Although tea was a hugely popular drink in England by the 18th century, high taxation and inflated prices by the East India Company meant that it was an expensive commodity, which lead to smuggled tea being brought in illegally. Most of the tea was smuggled into Britain via the South coast of England, the Channel Islands and the Isle of Man.
Thankfully today we don’t have to rely on smugglers for our tea, and we are able to stock a wide range of teas at the Tea Junction:
- Black tea is the most oxidised of all the tea types and generally has a stronger flavour than other teas. We stock black teas from China, India & Sri Lanka. Most black tea is made from fully oxidised green tea leaves.
- White tea is famous for its mellow, delicate flavour and its smooth mouth feel. Made from young buds and leaves harvested in early spring, white tea is the least processed of all teas and undergoes very little oxidation.
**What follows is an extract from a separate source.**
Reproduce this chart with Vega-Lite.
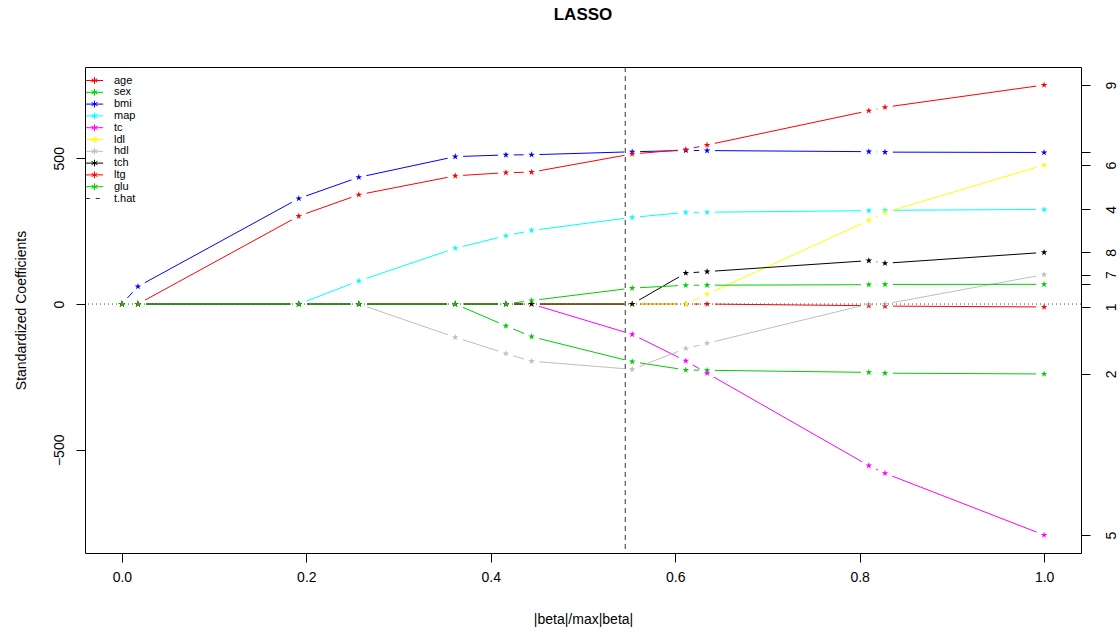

- Green tea has a history that stretches back thousands of years. Today there is an almost unfathomable variety, ranging widely in shape and flavour. Green tea is kept green by halting the oxidation process very early on, and tends to be light and sweet or fresh and grassy – however some exhibit rich, umami (savoury) flavours.
- Oolong (or Wulong) is a type of tea that is allowed to partially oxidise after withering. Originally grown in Fujian Province China, Oolong is now produced in several locations and processed into a remarkable assortment of highly specialised teas.
- Tisanes whilst strictly not tea, is still as tasty and refreshing and includes our very popular Cloud Catcher, a blend of apple, kiwi, coconut and sour cherries which we’ve also infused into a Gin!